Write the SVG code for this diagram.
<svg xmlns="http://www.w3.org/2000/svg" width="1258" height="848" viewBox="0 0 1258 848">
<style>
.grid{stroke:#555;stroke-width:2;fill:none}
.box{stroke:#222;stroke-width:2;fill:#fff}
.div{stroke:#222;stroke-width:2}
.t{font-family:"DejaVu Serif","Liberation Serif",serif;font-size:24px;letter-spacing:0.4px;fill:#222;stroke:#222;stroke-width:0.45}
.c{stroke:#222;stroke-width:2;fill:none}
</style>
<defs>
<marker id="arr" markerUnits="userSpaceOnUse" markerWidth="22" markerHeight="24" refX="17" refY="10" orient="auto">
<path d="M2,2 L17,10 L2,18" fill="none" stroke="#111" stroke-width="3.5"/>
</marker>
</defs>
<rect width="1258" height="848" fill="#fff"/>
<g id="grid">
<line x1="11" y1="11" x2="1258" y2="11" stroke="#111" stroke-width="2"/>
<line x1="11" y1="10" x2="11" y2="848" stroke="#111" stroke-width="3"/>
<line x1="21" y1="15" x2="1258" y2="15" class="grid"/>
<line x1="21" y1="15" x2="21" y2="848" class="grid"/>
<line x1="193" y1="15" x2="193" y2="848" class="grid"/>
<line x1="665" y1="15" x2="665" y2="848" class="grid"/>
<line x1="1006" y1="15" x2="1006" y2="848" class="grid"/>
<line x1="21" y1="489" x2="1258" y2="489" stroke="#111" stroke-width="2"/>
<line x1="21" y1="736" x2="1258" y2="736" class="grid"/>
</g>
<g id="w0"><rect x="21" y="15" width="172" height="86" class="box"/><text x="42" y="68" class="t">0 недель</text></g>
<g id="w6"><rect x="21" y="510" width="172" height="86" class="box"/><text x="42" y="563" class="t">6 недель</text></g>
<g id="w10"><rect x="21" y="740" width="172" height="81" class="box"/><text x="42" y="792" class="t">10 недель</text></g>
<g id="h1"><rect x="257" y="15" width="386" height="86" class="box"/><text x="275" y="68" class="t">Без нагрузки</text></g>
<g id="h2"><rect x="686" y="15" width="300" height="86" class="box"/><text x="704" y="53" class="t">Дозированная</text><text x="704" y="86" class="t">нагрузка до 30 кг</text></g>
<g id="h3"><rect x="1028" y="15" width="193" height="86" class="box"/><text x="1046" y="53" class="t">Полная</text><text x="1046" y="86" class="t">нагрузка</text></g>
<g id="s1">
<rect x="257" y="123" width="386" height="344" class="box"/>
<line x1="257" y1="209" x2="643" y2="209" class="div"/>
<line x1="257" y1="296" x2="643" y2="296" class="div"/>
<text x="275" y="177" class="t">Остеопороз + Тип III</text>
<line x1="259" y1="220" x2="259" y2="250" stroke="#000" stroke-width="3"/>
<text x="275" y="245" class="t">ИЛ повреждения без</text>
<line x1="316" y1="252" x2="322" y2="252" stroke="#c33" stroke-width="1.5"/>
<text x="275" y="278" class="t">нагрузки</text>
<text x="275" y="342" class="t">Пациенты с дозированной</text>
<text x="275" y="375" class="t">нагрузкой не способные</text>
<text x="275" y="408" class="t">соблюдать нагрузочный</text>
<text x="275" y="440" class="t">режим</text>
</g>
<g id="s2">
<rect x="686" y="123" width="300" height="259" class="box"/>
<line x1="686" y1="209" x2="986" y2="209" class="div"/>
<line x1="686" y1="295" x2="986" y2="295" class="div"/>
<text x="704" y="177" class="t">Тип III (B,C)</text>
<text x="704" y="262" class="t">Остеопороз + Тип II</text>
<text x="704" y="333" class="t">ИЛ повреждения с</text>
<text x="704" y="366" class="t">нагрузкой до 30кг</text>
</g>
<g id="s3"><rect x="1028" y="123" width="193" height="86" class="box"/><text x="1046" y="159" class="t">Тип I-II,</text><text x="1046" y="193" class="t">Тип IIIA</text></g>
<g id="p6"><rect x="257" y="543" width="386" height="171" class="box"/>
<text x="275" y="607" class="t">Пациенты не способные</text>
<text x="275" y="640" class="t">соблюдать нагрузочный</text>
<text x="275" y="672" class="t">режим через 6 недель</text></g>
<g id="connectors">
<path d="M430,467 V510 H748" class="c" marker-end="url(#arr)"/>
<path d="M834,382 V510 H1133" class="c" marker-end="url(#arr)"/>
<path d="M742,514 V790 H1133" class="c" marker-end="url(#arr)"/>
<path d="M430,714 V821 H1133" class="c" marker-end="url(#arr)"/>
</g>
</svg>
.....
### [What to do]
Once more, set down the full listing, verbatim.

### [Written answer]
Write the SVG code for this diagram.
<svg xmlns="http://www.w3.org/2000/svg" width="1258" height="848" viewBox="0 0 1258 848">
<style>
.grid{stroke:#555;stroke-width:2;fill:none}
.box{stroke:#222;stroke-width:2;fill:#fff}
.div{stroke:#222;stroke-width:2}
.t{font-family:"DejaVu Serif","Liberation Serif",serif;font-size:24px;letter-spacing:0.4px;fill:#222;stroke:#222;stroke-width:0.45}
.c{stroke:#222;stroke-width:2;fill:none}
</style>
<defs>
<marker id="arr" markerUnits="userSpaceOnUse" markerWidth="22" markerHeight="24" refX="17" refY="10" orient="auto">
<path d="M2,2 L17,10 L2,18" fill="none" stroke="#111" stroke-width="3.5"/>
</marker>
</defs>
<rect width="1258" height="848" fill="#fff"/>
<g id="grid">
<line x1="11" y1="11" x2="1258" y2="11" stroke="#111" stroke-width="2"/>
<line x1="11" y1="10" x2="11" y2="848" stroke="#111" stroke-width="3"/>
<line x1="21" y1="15" x2="1258" y2="15" class="grid"/>
<line x1="21" y1="15" x2="21" y2="848" class="grid"/>
<line x1="193" y1="15" x2="193" y2="848" class="grid"/>
<line x1="665" y1="15" x2="665" y2="848" class="grid"/>
<line x1="1006" y1="15" x2="1006" y2="848" class="grid"/>
<line x1="21" y1="489" x2="1258" y2="489" stroke="#111" stroke-width="2"/>
<line x1="21" y1="736" x2="1258" y2="736" class="grid"/>
</g>
<g id="w0"><rect x="21" y="15" width="172" height="86" class="box"/><text x="42" y="68" class="t">0 недель</text></g>
<g id="w6"><rect x="21" y="510" width="172" height="86" class="box"/><text x="42" y="563" class="t">6 недель</text></g>
<g id="w10"><rect x="21" y="740" width="172" height="81" class="box"/><text x="42" y="792" class="t">10 недель</text></g>
<g id="h1"><rect x="257" y="15" width="386" height="86" class="box"/><text x="275" y="68" class="t">Без нагрузки</text></g>
<g id="h2"><rect x="686" y="15" width="300" height="86" class="box"/><text x="704" y="53" class="t">Дозированная</text><text x="704" y="86" class="t">нагрузка до 30 кг</text></g>
<g id="h3"><rect x="1028" y="15" width="193" height="86" class="box"/><text x="1046" y="53" class="t">Полная</text><text x="1046" y="86" class="t">нагрузка</text></g>
<g id="s1">
<rect x="257" y="123" width="386" height="344" class="box"/>
<line x1="257" y1="209" x2="643" y2="209" class="div"/>
<line x1="257" y1="296" x2="643" y2="296" class="div"/>
<text x="275" y="177" class="t">Остеопороз + Тип III</text>
<line x1="259" y1="220" x2="259" y2="250" stroke="#000" stroke-width="3"/>
<text x="275" y="245" class="t">ИЛ повреждения без</text>
<line x1="316" y1="252" x2="322" y2="252" stroke="#c33" stroke-width="1.5"/>
<text x="275" y="278" class="t">нагрузки</text>
<text x="275" y="342" class="t">Пациенты с дозированной</text>
<text x="275" y="375" class="t">нагрузкой не способные</text>
<text x="275" y="408" class="t">соблюдать нагрузочный</text>
<text x="275" y="440" class="t">режим</text>
</g>
<g id="s2">
<rect x="686" y="123" width="300" height="259" class="box"/>
<line x1="686" y1="209" x2="986" y2="209" class="div"/>
<line x1="686" y1="295" x2="986" y2="295" class="div"/>
<text x="704" y="177" class="t">Тип III (B,C)</text>
<text x="704" y="262" class="t">Остеопороз + Тип II</text>
<text x="704" y="333" class="t">ИЛ повреждения с</text>
<text x="704" y="366" class="t">нагрузкой до 30кг</text>
</g>
<g id="s3"><rect x="1028" y="123" width="193" height="86" class="box"/><text x="1046" y="159" class="t">Тип I-II,</text><text x="1046" y="193" class="t">Тип IIIA</text></g>
<g id="p6"><rect x="257" y="543" width="386" height="171" class="box"/>
<text x="275" y="607" class="t">Пациенты не способные</text>
<text x="275" y="640" class="t">соблюдать нагрузочный</text>
<text x="275" y="672" class="t">режим через 6 недель</text></g>
<g id="connectors">
<path d="M430,467 V510 H748" class="c" marker-end="url(#arr)"/>
<path d="M834,382 V510 H1133" class="c" marker-end="url(#arr)"/>
<path d="M742,514 V790 H1133" class="c" marker-end="url(#arr)"/>
<path d="M430,714 V821 H1133" class="c" marker-end="url(#arr)"/>
</g>
</svg>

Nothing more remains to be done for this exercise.